During 2021, many countries were still in different stages of lockdown which impacted the results. 2.9% GDP is also a marked difference from the first quarter’s growth rate, which was recorded at 5.6%.

Weakening external demand is a factor – BNM

According to the statement from the central bank, the second quarter growth was adversely affected by the weakening external demand.

“Domestic demand remained the key driver of growth, supported by private consumption and investment,” said BNM.

Previously, BNM forecasted that Malaysia’s full-year growth will land somewhere between 4% to 5%.

However, some economists have pointed out that the target might be hard to reach as well, if domestic demand weakens.

“The weak external demand is expected to weigh on near-term growth. The economy is facing downside risks stemming from weaker-than-expected global growth, and a deeper or longer-than-expected technology downcycle,” Governor Abdul Rasheed Ghaffour told a news conference.

Global growth will be below average

While he does not expect a worldwide recession, the governor said global growth will be below the long-term average.

In a press conference, Dato’ Sri Dr. Mohd Uzir Mahidin, Chief Statistician of Malaysia said that the weaker growth in the second quarter of this year reflects the effects of the reopening of Malaysia’s economy in the second quarter of 2022.

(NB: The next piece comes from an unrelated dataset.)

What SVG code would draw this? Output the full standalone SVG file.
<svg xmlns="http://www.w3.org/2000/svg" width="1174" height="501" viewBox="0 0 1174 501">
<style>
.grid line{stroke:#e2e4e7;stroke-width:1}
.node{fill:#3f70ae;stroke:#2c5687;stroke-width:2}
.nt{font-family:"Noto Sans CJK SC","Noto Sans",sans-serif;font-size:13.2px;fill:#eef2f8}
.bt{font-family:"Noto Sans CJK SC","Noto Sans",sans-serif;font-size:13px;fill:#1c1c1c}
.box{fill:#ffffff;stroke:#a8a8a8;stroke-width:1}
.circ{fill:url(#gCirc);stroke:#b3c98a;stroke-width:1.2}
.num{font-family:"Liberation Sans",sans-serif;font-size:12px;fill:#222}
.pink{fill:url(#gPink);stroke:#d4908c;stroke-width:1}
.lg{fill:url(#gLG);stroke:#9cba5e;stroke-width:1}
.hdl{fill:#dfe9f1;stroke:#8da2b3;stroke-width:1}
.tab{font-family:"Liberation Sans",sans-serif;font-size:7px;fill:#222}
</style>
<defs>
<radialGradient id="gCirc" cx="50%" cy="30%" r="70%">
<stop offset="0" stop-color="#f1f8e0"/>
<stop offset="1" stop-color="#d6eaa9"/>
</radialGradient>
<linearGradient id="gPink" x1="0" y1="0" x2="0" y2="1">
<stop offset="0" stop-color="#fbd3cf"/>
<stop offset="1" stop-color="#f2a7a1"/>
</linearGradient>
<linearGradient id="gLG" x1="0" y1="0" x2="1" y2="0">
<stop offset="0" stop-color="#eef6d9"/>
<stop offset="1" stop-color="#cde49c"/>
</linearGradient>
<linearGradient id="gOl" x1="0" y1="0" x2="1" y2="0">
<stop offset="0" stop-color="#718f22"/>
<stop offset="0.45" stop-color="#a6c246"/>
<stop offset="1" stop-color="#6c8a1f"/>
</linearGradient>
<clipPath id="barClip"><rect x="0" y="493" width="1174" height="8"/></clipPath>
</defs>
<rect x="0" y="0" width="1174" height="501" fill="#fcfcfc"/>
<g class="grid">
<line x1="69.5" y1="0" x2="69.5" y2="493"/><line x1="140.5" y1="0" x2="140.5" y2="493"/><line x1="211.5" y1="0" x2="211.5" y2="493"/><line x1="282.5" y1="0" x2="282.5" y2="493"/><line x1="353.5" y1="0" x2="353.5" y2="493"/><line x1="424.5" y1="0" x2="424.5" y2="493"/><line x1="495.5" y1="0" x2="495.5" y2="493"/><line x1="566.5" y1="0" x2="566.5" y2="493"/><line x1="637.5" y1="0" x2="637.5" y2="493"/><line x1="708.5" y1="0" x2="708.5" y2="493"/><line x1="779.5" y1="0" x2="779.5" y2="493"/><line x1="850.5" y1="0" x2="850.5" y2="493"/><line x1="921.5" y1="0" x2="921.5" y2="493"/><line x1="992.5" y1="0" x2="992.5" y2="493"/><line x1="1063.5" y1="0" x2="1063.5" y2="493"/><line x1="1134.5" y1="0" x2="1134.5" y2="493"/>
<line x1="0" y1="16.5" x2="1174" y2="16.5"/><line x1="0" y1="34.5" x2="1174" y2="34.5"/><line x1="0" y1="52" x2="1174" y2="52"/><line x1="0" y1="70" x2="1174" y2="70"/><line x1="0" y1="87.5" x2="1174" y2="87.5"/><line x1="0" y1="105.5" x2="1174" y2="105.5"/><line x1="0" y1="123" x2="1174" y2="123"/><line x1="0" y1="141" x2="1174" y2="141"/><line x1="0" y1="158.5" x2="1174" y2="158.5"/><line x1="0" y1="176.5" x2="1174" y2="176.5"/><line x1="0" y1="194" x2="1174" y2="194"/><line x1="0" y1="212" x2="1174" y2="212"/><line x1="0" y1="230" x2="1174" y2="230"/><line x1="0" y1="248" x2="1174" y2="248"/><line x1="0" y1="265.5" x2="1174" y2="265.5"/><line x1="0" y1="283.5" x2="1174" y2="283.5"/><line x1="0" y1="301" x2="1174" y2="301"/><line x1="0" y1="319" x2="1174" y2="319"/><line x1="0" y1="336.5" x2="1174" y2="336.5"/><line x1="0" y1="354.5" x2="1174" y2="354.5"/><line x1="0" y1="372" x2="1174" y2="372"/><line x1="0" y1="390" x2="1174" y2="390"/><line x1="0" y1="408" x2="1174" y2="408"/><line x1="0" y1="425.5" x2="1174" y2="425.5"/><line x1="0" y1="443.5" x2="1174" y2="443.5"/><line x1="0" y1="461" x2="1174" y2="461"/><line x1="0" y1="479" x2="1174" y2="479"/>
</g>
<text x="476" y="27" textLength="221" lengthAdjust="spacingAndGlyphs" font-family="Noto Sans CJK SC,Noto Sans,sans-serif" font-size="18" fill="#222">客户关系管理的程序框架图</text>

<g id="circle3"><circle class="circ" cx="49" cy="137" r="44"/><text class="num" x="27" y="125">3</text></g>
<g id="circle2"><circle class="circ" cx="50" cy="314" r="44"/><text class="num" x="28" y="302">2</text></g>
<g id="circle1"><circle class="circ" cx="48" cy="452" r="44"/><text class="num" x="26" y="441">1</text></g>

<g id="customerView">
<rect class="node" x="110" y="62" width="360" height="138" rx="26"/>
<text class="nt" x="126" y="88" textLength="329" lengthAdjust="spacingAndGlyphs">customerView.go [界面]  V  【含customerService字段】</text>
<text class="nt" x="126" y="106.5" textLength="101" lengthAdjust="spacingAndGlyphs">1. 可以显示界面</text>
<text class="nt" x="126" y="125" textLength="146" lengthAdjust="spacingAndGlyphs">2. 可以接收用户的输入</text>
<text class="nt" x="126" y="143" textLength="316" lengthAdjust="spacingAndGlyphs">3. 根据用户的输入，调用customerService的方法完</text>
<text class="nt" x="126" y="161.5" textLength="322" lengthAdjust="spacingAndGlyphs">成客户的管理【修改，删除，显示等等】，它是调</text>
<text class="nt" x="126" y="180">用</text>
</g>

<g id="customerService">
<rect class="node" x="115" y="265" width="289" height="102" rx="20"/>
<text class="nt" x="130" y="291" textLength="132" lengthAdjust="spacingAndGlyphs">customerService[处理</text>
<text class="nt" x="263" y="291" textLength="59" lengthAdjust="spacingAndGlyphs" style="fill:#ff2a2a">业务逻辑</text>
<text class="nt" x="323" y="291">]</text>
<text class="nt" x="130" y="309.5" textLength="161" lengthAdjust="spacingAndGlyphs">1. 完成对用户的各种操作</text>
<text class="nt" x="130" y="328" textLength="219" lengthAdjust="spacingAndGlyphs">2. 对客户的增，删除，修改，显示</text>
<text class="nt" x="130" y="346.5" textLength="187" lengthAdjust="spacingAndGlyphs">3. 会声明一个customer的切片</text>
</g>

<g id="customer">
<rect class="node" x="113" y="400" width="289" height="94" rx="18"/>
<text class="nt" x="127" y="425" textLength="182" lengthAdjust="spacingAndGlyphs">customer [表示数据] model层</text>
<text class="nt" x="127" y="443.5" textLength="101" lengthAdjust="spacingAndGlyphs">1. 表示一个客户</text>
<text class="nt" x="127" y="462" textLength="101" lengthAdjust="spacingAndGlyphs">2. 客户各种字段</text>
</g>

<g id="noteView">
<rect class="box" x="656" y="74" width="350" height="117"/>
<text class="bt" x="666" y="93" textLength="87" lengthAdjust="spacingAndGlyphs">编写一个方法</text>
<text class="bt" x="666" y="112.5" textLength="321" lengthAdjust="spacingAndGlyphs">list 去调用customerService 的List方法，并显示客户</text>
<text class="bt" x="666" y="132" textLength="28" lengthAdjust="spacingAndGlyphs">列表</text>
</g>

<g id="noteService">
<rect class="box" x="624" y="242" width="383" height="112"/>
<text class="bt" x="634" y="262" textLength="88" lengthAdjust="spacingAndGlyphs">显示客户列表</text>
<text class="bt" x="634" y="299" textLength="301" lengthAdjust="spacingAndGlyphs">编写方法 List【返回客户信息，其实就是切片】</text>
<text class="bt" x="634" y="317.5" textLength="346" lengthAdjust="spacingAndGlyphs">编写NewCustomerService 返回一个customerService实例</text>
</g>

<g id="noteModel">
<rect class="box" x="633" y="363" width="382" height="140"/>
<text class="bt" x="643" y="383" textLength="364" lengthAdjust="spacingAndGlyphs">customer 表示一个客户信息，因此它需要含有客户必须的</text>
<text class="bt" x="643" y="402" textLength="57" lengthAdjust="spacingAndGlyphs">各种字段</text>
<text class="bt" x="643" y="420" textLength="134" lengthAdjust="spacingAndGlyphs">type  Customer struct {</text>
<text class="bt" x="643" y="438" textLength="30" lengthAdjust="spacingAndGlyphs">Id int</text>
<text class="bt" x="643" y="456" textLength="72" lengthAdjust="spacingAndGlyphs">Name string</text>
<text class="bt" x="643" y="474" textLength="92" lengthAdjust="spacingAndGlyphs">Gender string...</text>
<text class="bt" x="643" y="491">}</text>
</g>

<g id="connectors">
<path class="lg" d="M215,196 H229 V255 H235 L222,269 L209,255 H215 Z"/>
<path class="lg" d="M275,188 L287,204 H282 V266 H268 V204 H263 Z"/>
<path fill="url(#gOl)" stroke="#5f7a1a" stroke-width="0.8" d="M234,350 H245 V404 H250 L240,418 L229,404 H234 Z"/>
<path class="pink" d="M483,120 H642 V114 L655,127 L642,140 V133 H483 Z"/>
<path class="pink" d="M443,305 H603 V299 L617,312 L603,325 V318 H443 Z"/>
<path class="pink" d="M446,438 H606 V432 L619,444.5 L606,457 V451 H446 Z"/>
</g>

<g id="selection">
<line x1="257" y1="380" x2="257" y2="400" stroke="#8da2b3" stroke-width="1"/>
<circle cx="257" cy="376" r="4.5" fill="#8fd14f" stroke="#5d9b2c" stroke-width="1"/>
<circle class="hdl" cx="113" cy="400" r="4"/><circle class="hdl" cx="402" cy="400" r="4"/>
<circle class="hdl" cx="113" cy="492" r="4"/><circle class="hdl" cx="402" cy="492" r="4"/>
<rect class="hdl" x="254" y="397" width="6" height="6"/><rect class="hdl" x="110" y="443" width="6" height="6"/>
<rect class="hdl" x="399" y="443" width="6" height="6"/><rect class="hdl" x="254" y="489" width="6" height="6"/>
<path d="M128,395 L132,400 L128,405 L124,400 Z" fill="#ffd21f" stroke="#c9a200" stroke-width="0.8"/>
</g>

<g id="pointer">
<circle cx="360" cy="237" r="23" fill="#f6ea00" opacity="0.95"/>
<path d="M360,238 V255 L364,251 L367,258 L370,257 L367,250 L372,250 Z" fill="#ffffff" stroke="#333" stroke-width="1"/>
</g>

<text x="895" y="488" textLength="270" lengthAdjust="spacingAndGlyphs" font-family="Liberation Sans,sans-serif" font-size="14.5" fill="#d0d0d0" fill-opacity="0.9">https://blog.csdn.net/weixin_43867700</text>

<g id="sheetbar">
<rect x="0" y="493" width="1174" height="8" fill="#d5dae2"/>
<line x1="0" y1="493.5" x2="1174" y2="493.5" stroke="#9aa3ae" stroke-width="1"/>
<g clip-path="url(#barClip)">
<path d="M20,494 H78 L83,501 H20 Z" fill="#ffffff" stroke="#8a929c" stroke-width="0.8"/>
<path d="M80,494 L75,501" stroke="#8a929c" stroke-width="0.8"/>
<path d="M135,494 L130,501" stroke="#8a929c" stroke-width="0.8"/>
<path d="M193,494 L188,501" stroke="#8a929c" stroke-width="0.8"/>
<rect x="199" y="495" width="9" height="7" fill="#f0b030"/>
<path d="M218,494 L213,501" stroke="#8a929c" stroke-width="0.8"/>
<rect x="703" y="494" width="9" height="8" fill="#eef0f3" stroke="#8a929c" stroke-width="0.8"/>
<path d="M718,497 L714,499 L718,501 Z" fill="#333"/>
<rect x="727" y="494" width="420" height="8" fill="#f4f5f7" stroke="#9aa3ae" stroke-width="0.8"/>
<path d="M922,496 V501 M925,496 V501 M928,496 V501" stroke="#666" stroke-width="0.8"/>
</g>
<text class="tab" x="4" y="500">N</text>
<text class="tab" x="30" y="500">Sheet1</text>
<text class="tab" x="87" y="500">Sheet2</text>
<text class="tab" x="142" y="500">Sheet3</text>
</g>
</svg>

“On the demand side, growth was supported by both private and public sector expenditures.

“Growth in overall investment improved, driven by capital expenditure on structures, and machinery & equipment (M&E), as well as improved Government’s fixed assets spending

“However, during this quarter, net exports registered a contraction due to the more challenging global environment,” said Dato’ Sri Dr. Mohd Uzir Mahidin.